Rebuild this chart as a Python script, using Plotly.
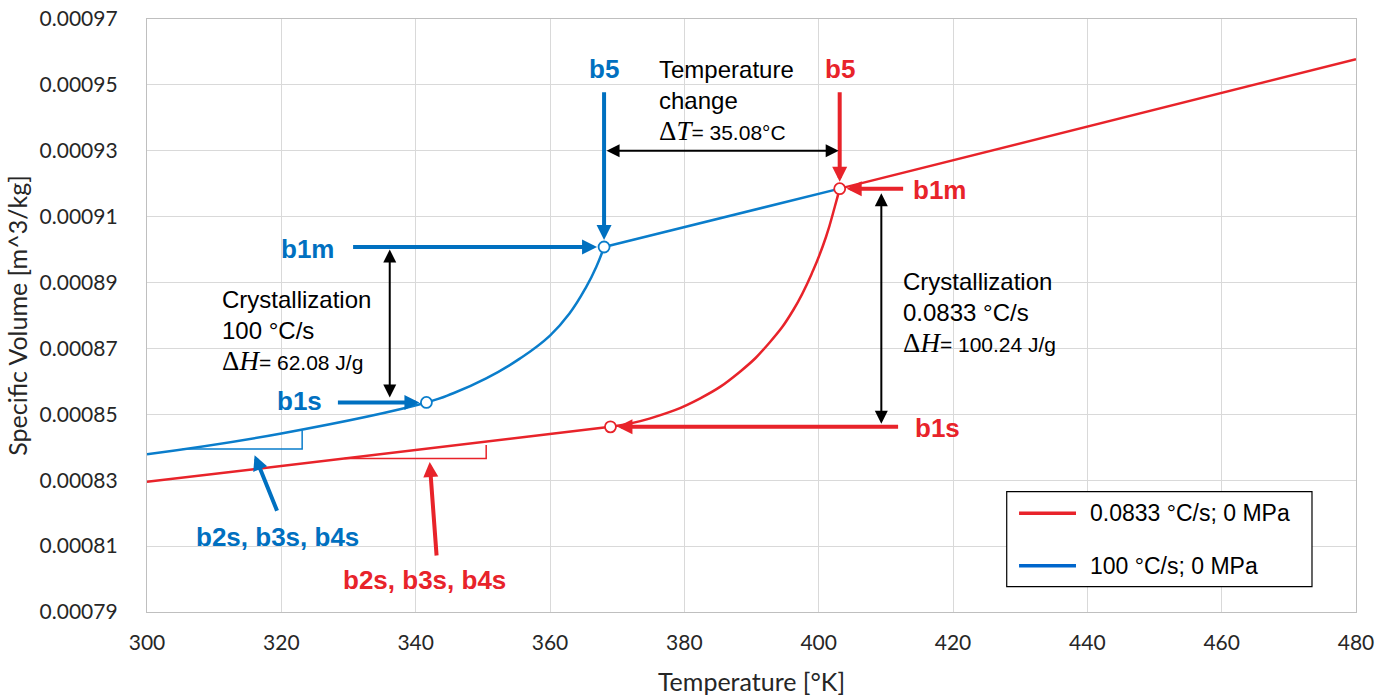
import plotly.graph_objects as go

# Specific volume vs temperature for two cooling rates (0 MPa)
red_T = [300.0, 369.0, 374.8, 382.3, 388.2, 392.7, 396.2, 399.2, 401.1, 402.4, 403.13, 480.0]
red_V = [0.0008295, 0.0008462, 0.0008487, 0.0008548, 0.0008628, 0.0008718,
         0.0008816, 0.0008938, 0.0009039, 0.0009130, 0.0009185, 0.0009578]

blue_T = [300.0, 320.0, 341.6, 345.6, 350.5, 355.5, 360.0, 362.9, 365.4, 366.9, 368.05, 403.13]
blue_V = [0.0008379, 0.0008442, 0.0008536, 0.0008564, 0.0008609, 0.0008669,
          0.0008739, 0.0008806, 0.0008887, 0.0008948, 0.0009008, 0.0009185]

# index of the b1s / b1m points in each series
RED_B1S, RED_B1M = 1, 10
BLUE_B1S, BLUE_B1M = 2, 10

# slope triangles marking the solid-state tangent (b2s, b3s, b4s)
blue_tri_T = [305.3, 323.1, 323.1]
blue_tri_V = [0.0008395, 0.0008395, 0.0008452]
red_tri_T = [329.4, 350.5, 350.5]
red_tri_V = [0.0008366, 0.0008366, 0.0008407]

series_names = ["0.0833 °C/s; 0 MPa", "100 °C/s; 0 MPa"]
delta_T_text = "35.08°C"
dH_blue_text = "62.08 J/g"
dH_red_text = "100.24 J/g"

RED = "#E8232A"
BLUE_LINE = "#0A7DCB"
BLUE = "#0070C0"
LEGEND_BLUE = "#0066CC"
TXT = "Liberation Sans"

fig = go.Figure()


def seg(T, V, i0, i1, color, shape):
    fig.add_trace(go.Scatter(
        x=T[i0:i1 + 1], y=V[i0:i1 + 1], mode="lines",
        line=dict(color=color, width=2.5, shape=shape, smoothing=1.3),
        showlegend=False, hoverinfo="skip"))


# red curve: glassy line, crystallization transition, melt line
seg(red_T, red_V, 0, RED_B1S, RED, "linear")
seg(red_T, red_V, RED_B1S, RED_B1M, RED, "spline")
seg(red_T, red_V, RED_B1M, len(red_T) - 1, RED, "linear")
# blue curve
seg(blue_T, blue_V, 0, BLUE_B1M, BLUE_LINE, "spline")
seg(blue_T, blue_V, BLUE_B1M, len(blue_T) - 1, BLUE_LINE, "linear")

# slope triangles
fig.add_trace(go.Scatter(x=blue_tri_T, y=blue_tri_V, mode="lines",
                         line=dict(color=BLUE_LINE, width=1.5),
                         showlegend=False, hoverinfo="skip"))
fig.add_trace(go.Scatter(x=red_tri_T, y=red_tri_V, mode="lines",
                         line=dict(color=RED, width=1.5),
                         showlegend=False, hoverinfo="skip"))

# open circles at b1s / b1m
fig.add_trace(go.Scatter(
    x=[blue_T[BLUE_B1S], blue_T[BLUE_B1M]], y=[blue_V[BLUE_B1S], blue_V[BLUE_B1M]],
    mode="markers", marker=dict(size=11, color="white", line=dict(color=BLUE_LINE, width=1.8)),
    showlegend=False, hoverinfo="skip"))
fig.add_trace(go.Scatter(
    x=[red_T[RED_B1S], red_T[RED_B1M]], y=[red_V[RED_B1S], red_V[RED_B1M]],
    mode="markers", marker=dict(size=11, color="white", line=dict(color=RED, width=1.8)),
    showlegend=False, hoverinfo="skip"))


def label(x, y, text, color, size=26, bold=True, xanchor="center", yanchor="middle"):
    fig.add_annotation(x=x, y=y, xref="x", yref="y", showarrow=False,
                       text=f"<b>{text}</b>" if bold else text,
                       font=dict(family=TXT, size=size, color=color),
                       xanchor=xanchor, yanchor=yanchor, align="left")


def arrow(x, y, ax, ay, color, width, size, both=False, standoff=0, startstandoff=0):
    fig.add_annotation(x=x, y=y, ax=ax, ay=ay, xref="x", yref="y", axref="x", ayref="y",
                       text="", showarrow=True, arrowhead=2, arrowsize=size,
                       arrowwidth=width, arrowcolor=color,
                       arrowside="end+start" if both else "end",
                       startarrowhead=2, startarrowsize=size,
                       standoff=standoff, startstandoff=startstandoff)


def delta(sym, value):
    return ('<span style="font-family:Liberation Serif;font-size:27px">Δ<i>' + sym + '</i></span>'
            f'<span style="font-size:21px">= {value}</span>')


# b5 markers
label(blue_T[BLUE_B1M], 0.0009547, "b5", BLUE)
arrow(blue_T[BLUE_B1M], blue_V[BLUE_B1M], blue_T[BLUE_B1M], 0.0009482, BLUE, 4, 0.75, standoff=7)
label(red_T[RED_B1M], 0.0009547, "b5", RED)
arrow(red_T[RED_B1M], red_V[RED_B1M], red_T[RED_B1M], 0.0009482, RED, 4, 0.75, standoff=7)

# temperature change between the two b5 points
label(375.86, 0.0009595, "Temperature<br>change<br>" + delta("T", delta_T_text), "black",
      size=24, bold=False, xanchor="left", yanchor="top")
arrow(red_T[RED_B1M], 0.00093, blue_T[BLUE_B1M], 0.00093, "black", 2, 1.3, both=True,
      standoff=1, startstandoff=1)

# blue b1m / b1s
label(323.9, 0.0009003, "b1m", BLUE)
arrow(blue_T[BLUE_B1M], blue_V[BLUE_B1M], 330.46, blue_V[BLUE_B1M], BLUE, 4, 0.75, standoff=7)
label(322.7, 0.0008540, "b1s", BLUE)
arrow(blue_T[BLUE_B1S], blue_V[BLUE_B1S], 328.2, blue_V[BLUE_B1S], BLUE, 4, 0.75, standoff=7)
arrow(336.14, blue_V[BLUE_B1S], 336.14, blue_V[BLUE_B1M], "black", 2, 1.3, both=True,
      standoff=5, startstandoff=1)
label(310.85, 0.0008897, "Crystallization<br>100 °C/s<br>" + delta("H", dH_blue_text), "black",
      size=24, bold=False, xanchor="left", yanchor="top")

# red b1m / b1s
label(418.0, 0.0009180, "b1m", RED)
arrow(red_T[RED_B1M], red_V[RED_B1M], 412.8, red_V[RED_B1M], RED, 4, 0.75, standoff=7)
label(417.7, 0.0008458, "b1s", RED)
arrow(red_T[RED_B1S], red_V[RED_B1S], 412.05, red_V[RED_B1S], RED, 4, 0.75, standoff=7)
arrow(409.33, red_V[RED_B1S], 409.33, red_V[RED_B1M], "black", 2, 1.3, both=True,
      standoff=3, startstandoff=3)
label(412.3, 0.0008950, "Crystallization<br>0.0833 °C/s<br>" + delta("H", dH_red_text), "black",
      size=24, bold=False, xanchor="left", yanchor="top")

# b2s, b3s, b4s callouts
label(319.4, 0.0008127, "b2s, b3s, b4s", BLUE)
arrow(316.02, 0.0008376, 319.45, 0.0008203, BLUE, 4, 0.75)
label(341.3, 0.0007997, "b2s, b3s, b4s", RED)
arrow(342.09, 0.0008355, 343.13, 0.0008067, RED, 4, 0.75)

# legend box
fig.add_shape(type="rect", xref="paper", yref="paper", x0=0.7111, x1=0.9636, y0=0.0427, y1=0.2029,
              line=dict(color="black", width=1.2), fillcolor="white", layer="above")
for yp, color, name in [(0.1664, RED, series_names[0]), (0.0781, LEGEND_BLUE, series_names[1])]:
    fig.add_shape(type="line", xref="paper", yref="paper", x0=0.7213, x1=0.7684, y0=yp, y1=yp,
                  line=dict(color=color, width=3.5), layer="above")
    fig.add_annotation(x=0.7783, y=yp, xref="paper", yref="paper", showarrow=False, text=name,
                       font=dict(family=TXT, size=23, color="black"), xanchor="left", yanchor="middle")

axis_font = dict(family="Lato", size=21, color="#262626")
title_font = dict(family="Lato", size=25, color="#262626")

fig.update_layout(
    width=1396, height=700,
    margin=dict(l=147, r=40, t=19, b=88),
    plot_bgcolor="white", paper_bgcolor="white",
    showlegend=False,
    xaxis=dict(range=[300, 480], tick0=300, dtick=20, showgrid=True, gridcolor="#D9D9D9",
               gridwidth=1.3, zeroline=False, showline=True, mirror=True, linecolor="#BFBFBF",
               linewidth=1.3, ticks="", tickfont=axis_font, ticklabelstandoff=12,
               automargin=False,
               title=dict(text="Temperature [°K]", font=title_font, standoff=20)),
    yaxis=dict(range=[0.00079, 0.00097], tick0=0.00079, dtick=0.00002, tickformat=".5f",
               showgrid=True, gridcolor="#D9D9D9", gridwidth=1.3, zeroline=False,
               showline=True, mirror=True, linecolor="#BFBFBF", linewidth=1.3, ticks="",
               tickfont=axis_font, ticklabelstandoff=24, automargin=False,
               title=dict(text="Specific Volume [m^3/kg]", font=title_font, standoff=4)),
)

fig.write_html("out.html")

WHAT TO PRODUCE: Quote, exactly and only, the lines from the first line of the data above through the line containing "import plotly.graph_objects as go". The pictures do not belong in it.

THE RESULT:
Rebuild this chart as a Python script, using Plotly.
import plotly.graph_objects as go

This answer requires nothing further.